By Ryan Hagen, The Sun
Posted: 05/14/15, 4:49 PM PDT |
SAN BERNARDINO >> The proposed bankruptcy exit plan released to the public for the first time Thursday would pay 1 percent of the $50 million owed to pension obligation bondholders, slash retirees’ healthcare coverage, and contract out for services, including fire and waste disposal, among other changes.
The City Council is set to vote Monday on the plan prepared over the last few months by city leaders, consultants and attorneys, in advance of the May 30 deadline to submit the roadmap — called a Plan of Adjustment — to U.S. Bankruptcy Court.
Two of the 10 “classes” of creditors are “unimpaired,” meaning they would be paid fully: those required by the California Constitution to be paid out of restricted revenue sources and the California Public Employees’ Retirement System, with which the city negotiated a settlement in June.
In supporting documentation, the city says that despite deep cuts it’s already made — eliminating about 250 employees, making numerous other cost-reduction strategies, continuing to defer $200 million in essential capital maintenance and replacement of fleet vehicles — it says a structural deficit of more than $20 million remains in the General Fund.
Only about $51.7 million of the $357.9 million in potential labor savings for Fiscal Year 2014-15 through 2033-34 have already been implemented through negotiations and mediation, according to the document.
Retirees also agreed to a settlement, increasing what retirees pay for health care by putting them in a separate healthcare plan, which the city says will save it $370,000 per year beginning in 2016.
The increased medical cost for retirees, which varies by retiree, was worth it to ensure pension benefits remained intact, said Jeff Breiten, president of the City of San Bernardino Retired Public Employees Association.
“The immediate concern was the agreement that the city had with CalPERS,” he said. “And the retiree association’s first priority was the preservation of our CalPERS benefits that have been earned by the retirees over the past several decades.”
Each group of creditors, except the two that are unimpaired, are entitled to vote to accept or reject the plan. But the city says in the plan that it will ask the bankruptcy court to force the plan into effect regardless.
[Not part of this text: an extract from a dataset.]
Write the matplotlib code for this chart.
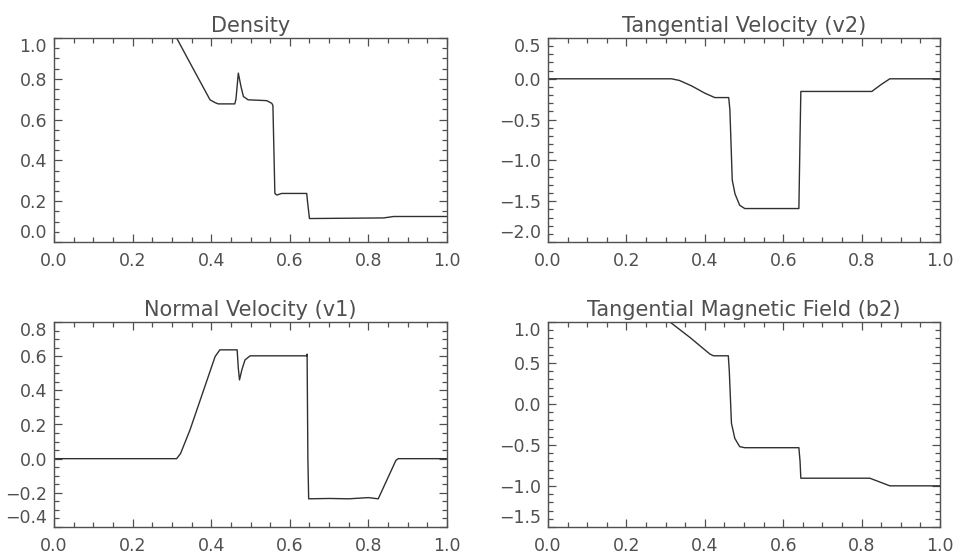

“As the Recovery Plan makes clear, our first priority has to be the delivery of adequate municipal services,” City Manager Allen Parker and City Attorney Gary Saenz write in a memo regarding the plan. “The pain will be shared among all stakeholders; employees, retirees, citizens (in the form of impaired service levels until the City can retain its footing) and capital market creditors. Only by undertaking the difficult process of refashioning the City into a modern municipal corporation can we be successful in creating a solvent future.”